Manuela Tomei: Domestic work differs from other types of work in many respects. First, domestic work is largely limited to inside the home, and therefore can escape the outreach of conventional mechanisms of control, such as labour inspection services that face legal and administrative obstacles to inspecting private premises. Second, domestic work mirrors work traditionally performed by women without pay, and is thus perceived as lacking in value and exogenous to the “productive” economy. This explains why domestic workers commonly earn low wages, and may often be either under- or unpaid at regular intervals.

Third, domestic workers have limited bargaining power as they are an “invisible” (working inside the household, out of public sight) and isolated workforce, with no peer workers to turn to for support or guidance on what is to be considered a reasonable request or an unacceptable treatment. When migrant workers are involved, their isolation may be even greater as they often do not master the national or local language and have no family or other supportive networks to rely on. All these characteristics reinforce the perception of domestic work as not constituting “real” work, thus contributing to its further undervaluation and neglect.

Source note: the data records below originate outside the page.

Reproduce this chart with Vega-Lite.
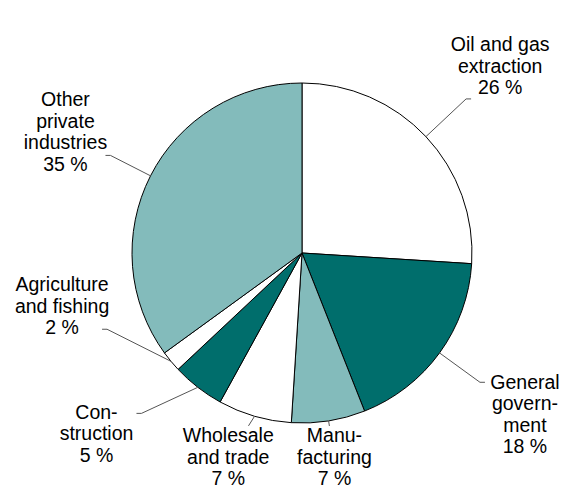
{
  "$schema": "https://vega.github.io/schema/vega-lite/v6.json",
  "width": 542,
  "height": 484,
  "autosize": {"type": "none"},
  "padding": {"left": 31, "top": 11, "right": 0, "bottom": 0},
  "background": "white",
  "config": {"view": {"stroke": null}},
  "data": {
    "values": [
      {"category": "Oil and gas\nextraction", "value": 26},
      {"category": "General\ngovern-\nment", "value": 18},
      {"category": "Manu-\nfacturing", "value": 7},
      {"category": "Wholesale\nand trade", "value": 7},
      {"category": "Con-\nstruction", "value": 5},
      {"category": "Agriculture\nand fishing", "value": 2},
      {"category": "Other\nprivate\nindustries", "value": 35}
    ]
  },
  "transform": [
    {"window": [{"op": "row_number", "as": "i"}]},
    {"stack": "value", "groupby": [], "sort": [{"field": "i", "order": "ascending"}], "as": ["v0", "v1"]},
    {"calculate": "(datum.v0 + datum.v1) / 2", "as": "m"},
    {"calculate": "datum.m - 8 * datum.i", "as": "t"},
    {"window": [{"op": "max", "field": "t", "as": "cm"}], "sort": [{"field": "i", "order": "ascending"}], "frame": [null, 0]},
    {"calculate": "8 * datum.i + datum.cm", "as": "lp"},
    {"calculate": "datum.category + '\\n' + datum.value + ' %'", "as": "txt"},
    {"calculate": "length(split(datum.txt, '\\n'))", "as": "nl"},
    {"calculate": "170 * sin(datum.m * PI / 50)", "as": "ex"},
    {"calculate": "-170 * cos(datum.m * PI / 50)", "as": "ey"},
    {"calculate": "1 / pow(pow(abs(sin(datum.lp * PI / 50)) / 240, 5) + pow(abs(cos(datum.lp * PI / 50)) / 205, 5), 0.2)", "as": "tt"},
    {"calculate": "datum.tt * sin(datum.lp * PI / 50)", "as": "cx"},
    {"calculate": "-datum.tt * cos(datum.lp * PI / 50)", "as": "cy"},
    {"calculate": "max(0, 1 - min(45 / max(abs(datum.cx - datum.ex), 0.001), (11 * datum.nl - 1) / max(abs(datum.cy - datum.ey), 0.001)))", "as": "u"},
    {"calculate": "datum.ex + datum.u * (datum.cx - datum.ex)", "as": "lx"},
    {"calculate": "datum.ey + datum.u * (datum.cy - datum.ey)", "as": "ly"},
    {"calculate": "abs(datum.cx - datum.lx) > 30 ? datum.lx + (datum.cx > datum.lx ? 5 : -5) : datum.lx", "as": "tx"},
    {"calculate": "datum.cy - (datum.nl - 1) * 21.5 / 2", "as": "ty"}
  ],
  "layer": [
    {
      "mark": {"type": "arc", "outerRadius": 170, "stroke": "#000000", "strokeWidth": 1},
      "encoding": {
        "theta": {"field": "v0", "type": "quantitative", "stack": null, "scale": {"domain": [0, 100], "range": [0, 6.283185307]}},
        "theta2": {"field": "v1"},
        "color": {
          "field": "category",
          "type": "nominal",
          "legend": null,
          "scale": {
            "domain": ["Oil and gas\nextraction", "General\ngovern-\nment", "Manu-\nfacturing", "Wholesale\nand trade", "Con-\nstruction", "Agriculture\nand fishing", "Other\nprivate\nindustries"],
            "range": ["#ffffff", "#006e6c", "#83bbbb", "#ffffff", "#006e6c", "#ffffff", "#83bbbb"]
          }
        }
      }
    },
    {
      "mark": {"type": "rule", "stroke": "#555555", "strokeWidth": 1},
      "encoding": {
        "x": {"field": "ex", "type": "quantitative", "axis": null, "scale": {"domain": [-271, 271], "nice": false, "zero": false}},
        "y": {"field": "ey", "type": "quantitative", "axis": null, "scale": {"domain": [-242, 242], "reverse": true, "nice": false, "zero": false}},
        "x2": {"field": "lx"},
        "y2": {"field": "ly"}
      }
    },
    {
      "mark": {"type": "rule", "stroke": "#555555", "strokeWidth": 1},
      "encoding": {
        "x": {"field": "lx", "type": "quantitative"},
        "y": {"field": "ly", "type": "quantitative"},
        "x2": {"field": "tx"}
      }
    },
    {
      "mark": {"type": "text", "font": "Liberation Sans", "fontSize": 19.5, "lineHeight": 21.5, "lineBreak": "\n", "align": "center", "baseline": "middle", "color": "#000000"},
      "encoding": {
        "x": {"field": "cx", "type": "quantitative"},
        "y": {"field": "ty", "type": "quantitative"},
        "text": {"field": "txt"}
      }
    }
  ]
}
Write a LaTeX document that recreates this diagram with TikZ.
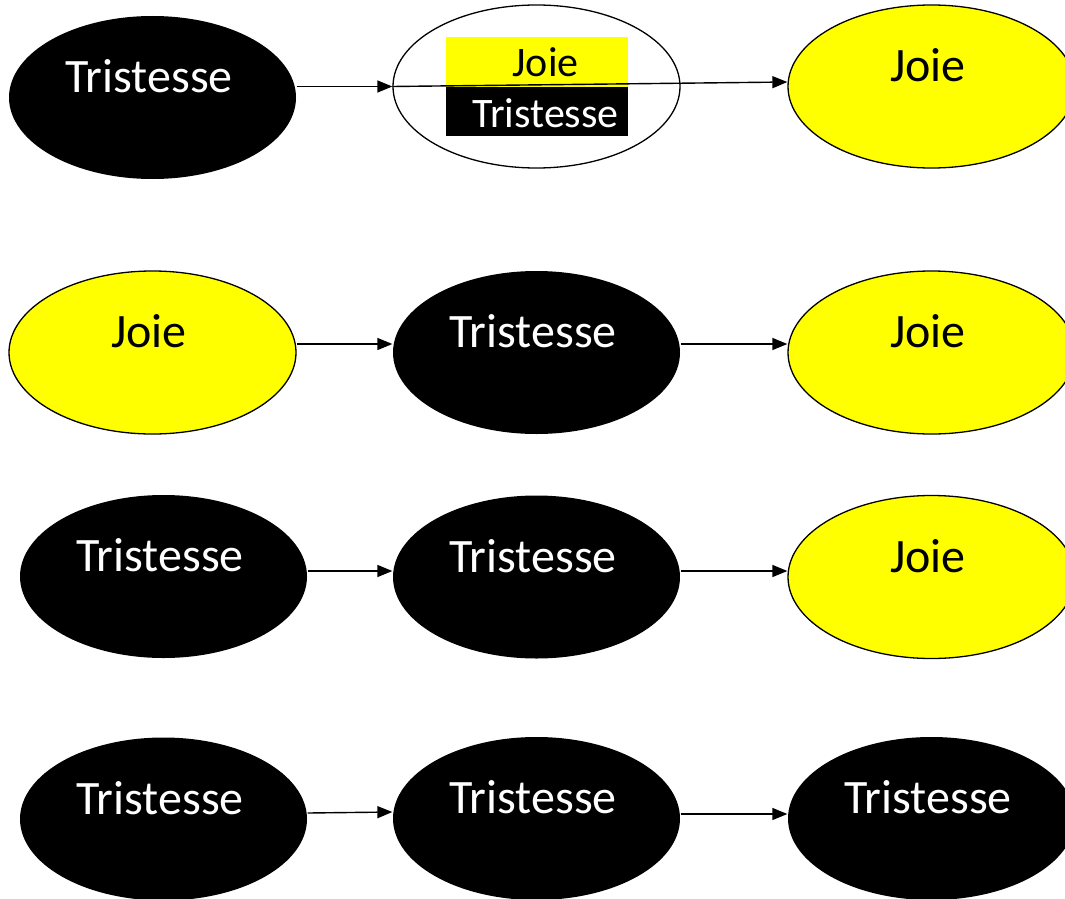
\documentclass[tikz,border=0pt]{standalone}
\usepackage{fontspec}
\setmainfont{Carlito}
\usetikzlibrary{shapes.geometric,arrows.meta,calc}
\newcommand{\bigtxt}{\fontsize{48}{52}\selectfont}
\newcommand{\midtxt}{\fontsize{42}{46}\selectfont}
\definecolor{joie}{RGB}{255,255,0}
\tikzset{
  ell/.style={ellipse, minimum width=287pt, minimum height=163pt, inner sep=0pt,
    text height=30pt, text depth=39.5pt, font=\bigtxt, line width=1.3pt,
    execute at end node={\kern7pt}},
  triste/.style={ell, fill=black, text=white},
  joyeux/.style={ell, fill=joie, draw=black, text=black},
  mixte/.style={ell, fill=white, draw=black},
  boite/.style={rectangle, minimum width=182pt, minimum height=49.5pt, inner sep=0pt},
  arr/.style={-{Triangle[length=15pt,width=12pt]}, line width=1.4pt, black},
}
\begin{document}
\begin{tikzpicture}[x=1pt, y=-1pt]
\useasboundingbox (0,0) rectangle (1065,899);
\clip (0,0) rectangle (1065,899);
% row 1
\node[triste] (e11) at (152.5,97.5) {Tristesse};
\node[mixte]  (e12) at (536.5,86.5) {};
\node[joyeux] (e13) at (931.5,86.5) {Joie};
\node[boite, fill=joie]  (bj) at (537,62) {};
\node[boite, fill=black] (bt) at (537,111.5) {};
\node[anchor=base, font=\midtxt, inner sep=0pt] (tj) at (545.5,76) {Joie};
\node[anchor=base, font=\midtxt, text=white, inner sep=0pt] (tt) at (545.5,127) {Tristesse};
% row 2
\node[joyeux] (e21) at (152.5,352.5) {Joie};
\node[triste] (e22) at (536.5,352.5) {Tristesse};
\node[joyeux] (e23) at (931.5,352.5) {Joie};
% row 3
\node[triste] (e31) at (163.5,576.5) {Tristesse};
\node[triste] (e32) at (536.5,577) {Tristesse};
\node[joyeux] (e33) at (931.5,577) {Joie};
% row 4
\node[triste] (e41) at (163.5,819) {Tristesse};
\node[triste] (e42) at (536.5,818.5) {Tristesse};
\node[triste] (e43) at (931.5,818.5) {Tristesse};
% connectors
\draw[arr] (e11.east |- e12.west) -- (e12.west);
\draw[arr] (e12.west) -- ([yshift=4.5pt]e13.west);
\draw[arr] ([yshift=8.5pt]e21.east) -- ([yshift=8.5pt]e22.west);
\draw[arr] ([yshift=8.5pt]e22.east) -- ([yshift=8.5pt]e23.west);
\draw[arr] ([yshift=5.5pt]e31.east) -- ([yshift=6pt]e32.west);
\draw[arr] ([yshift=6pt]e32.east) -- ([yshift=6pt]e33.west);
\draw[arr] ([yshift=6pt]e41.east) -- ([yshift=6.5pt]e42.west);
\draw[arr] ([yshift=4.5pt]e42.east) -- ([yshift=4.5pt]e43.west);
\end{tikzpicture}
\end{document}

ILO Online: Why do we need international labour standards on domestic work?

Manuela Tomei: Existing international labour standards do not offer adequate guidance on how to ensure meaningful protection to domestic workers as they either fail to address the specific context in which domestic work takes place or allow for their exclusion. This led the ILO Governing Body to agree to include a standard-setting activity on decent work for domestic workers on the agenda of the 99th Session (2010) of the International Labour Conference (ILC). The latter will deal with this question according to the double discussion procedure. This means that, while in 2010 the ILC will be called to discuss the desirability and form of a possible international instrument (s) on the subject, a final decision on a possible adoption will be taken in June 2011.

A specific international norm for domestic workers, to be effective, would need to reaffirm the protections to which domestic workers are already entitled to under existing ILO standards, while recognizing their special employment relationship and providing for specific standards to make these rights a reality. The decision to discuss such a norm on decent work for domestic workers reflects the ILO’s commitment, as embedded in its Decent Work Agenda, to bring workers once deemed to be outside of its constituency into its mainstream work. It recognizes that domestic workers are real workers and takes account of the fact that the overwhelming majority of domestic workers in the globalizing economy are women.